WORK TO COMPLETE =
What is the count of lines that hold the word "chart"? Give only the number.
────────────────────────────────────────
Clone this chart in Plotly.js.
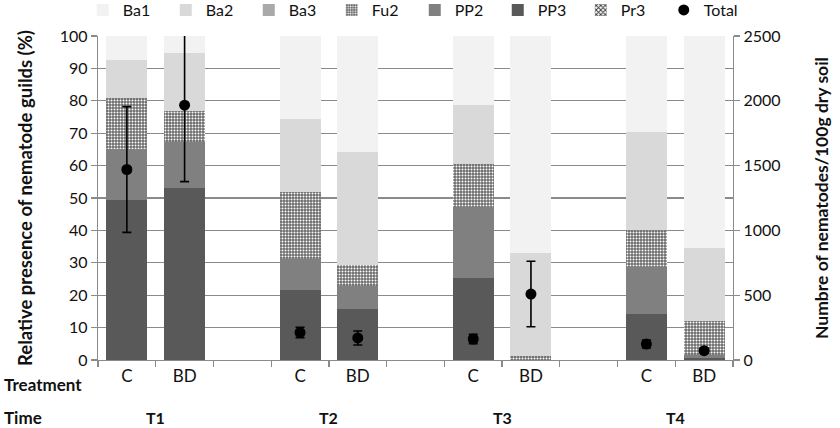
<!DOCTYPE html>
<html>
<head>
<meta charset="utf-8">
<script src="https://cdn.plot.ly/plotly-3.0.1.min.js"></script>
<style>
  html, body { margin: 0; padding: 0; background: #fff; }
  #chart { width: 840px; height: 428px; }
</style>
</head>
<body>
<div id="chart"></div>
<script>
// sampling times and treatments, bars go T1 C, T1 BD, T2 C, ...
var times = ['T1', 'T2', 'T3', 'T4'];
var treatments = ['C', 'BD'];

// relative presence of each guild (%)
var ba1 = [7.5, 5.1, 25.6, 35.7, 21.2, 67.0, 29.6, 65.3];
var ba2 = [11.5, 18.0, 22.7, 35.0, 18.2, 31.7, 30.2, 22.6];
var ba3 = [0, 0, 0, 0, 0, 0, 0, 0];
var fu2 = [15.8, 9.5, 20.6, 6.4, 13.5, 1.3, 11.4, 10.6];
var pp2 = [15.7, 14.2, 9.5, 7.2, 21.9, 0, 14.6, 0.8];
var pp3 = [49.5, 53.2, 21.6, 15.7, 25.2, 0, 14.2, 0.7];
var pr3 = [0, 0, 0, 0, 0, 0, 0, 0];

// total nematodes / 100g dry soil and its error
var total = [1470, 1966, 213, 170, 162, 509, 123, 72];
var totalErr = [485, 590, 40, 54, 36, 253, 30, 22];

// one empty slot between the time groups
var xs = [], tickText = [];
times.forEach(function (t, i) {
  treatments.forEach(function (tr, k) {
    xs.push(3 * i + k);
    tickText.push(tr);
  });
});
var nSlots = 3 * times.length - 1;

var font = 'Lato, "Open Sans", sans-serif';
var gridCol = '#8a8a8a';

function barTrace(name, y, color, rank, pattern) {
  var marker = { color: color, line: { width: 0 } };
  if (pattern) marker.pattern = pattern;
  return {
    type: 'bar', name: name, x: xs, y: y, width: 0.71,
    marker: marker, legendrank: rank, hoverinfo: 'name+y'
  };
}

var data = [
  barTrace('Pr3', pr3, '#ffffff', 7, { shape: 'x', bgcolor: '#ffffff', fgcolor: '#3a3a3a', size: 4, solidity: 0.5 }),
  barTrace('PP3', pp3, '#595959', 6),
  barTrace('PP2', pp2, '#808080', 5),
  barTrace('Fu2', fu2, '#6a6a6a', 4, { shape: '.', bgcolor: '#6a6a6a', fgcolor: '#ffffff', size: 3, solidity: 0.35 }),
  barTrace('Ba3', ba3, '#a9a9a9', 3),
  barTrace('Ba2', ba2, '#d9d9d9', 2),
  barTrace('Ba1', ba1, '#f2f2f2', 1),
  {
    type: 'scatter', mode: 'markers', name: 'Total',
    x: xs, y: total, yaxis: 'y2', legendrank: 8,
    marker: { color: '#000', size: 11, symbol: 'circle' },
    error_y: { type: 'data', array: totalErr, visible: true, color: '#000', thickness: 1.6, width: 4.5 }
  }
];

var annotations = times.map(function (t, i) {
  return {
    text: '<b>' + t + '</b>', x: 3 * i + 0.5, xref: 'x', y: 0, yref: 'paper',
    yanchor: 'middle', yshift: -57, showarrow: false,
    font: { family: font, size: 16, color: '#111' }
  };
});
annotations.push({
  text: '<b>Treatment</b>', x: 0, xref: 'paper', xanchor: 'left', xshift: -96,
  y: 0, yref: 'paper', yanchor: 'middle', yshift: -24, showarrow: false,
  font: { family: font, size: 17, color: '#111' }
});
annotations.push({
  text: '<b>Time</b>', x: 0, xref: 'paper', xanchor: 'left', xshift: -96,
  y: 0, yref: 'paper', yanchor: 'middle', yshift: -57, showarrow: false,
  font: { family: font, size: 17, color: '#111' }
});

var layout = {
  width: 840, height: 428,
  margin: { l: 98, r: 107, t: 36, b: 68, autoexpand: false },
  paper_bgcolor: '#fff', plot_bgcolor: '#fff',
  barmode: 'stack',
  font: { family: font, size: 16, color: '#111' },
  showlegend: true,
  legend: {
    orientation: 'h', traceorder: 'normal',
    x: -0.024, xanchor: 'left', y: 1.08, yanchor: 'middle',
    entrywidth: 38, entrywidthmode: 'pixels',
    font: { family: font, size: 16, color: '#111' }, bgcolor: 'rgba(0,0,0,0)'
  },
  xaxis: {
    range: [-0.5, nSlots - 0.5], tickmode: 'array', tickvals: xs, ticktext: tickText,
    ticks: '', showgrid: false, zeroline: false,
    showline: true, linecolor: gridCol, linewidth: 1.2,
    tickfont: { family: font, size: 17, color: '#111' },
    minor: { tickmode: 'linear', tick0: -0.5, dtick: 1, ticks: 'outside', ticklen: 6, tickcolor: gridCol, tickwidth: 1.2, showgrid: false },
    fixedrange: true
  },
  yaxis: {
    range: [0, 100], dtick: 10, ticks: 'outside', ticklen: 6, tickcolor: gridCol, tickwidth: 1.2,
    showgrid: true, gridcolor: gridCol, gridwidth: 1.2, zeroline: false,
    showline: true, linecolor: gridCol, linewidth: 1.2,
    tickfont: { family: font, size: 16, color: '#111' },
    title: { text: '<b>Relative presence of nematode guilds (%)</b>', font: { family: font, size: 18.5, color: '#111' }, standoff: 22 },
    automargin: false, fixedrange: true
  },
  yaxis2: {
    overlaying: 'y', side: 'right', range: [0, 2500], dtick: 500,
    ticks: 'outside', ticklen: 6, tickcolor: gridCol, tickwidth: 1.2,
    showgrid: false, zeroline: false, showline: true, linecolor: gridCol, linewidth: 1.2,
    tickfont: { family: font, size: 16, color: '#111' },
    title: { text: '<b>Numbre of nematodes/100g dry soil</b>', font: { family: font, size: 17.5, color: '#111' }, standoff: 36 },
    automargin: false, fixedrange: true
  },
  annotations: annotations
};

Plotly.newPlot('chart', data, layout, { displayModeBar: false, staticPlot: true });
</script>
</body>
</html>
────────────────────────────────────────
FULL SOLUTION =
4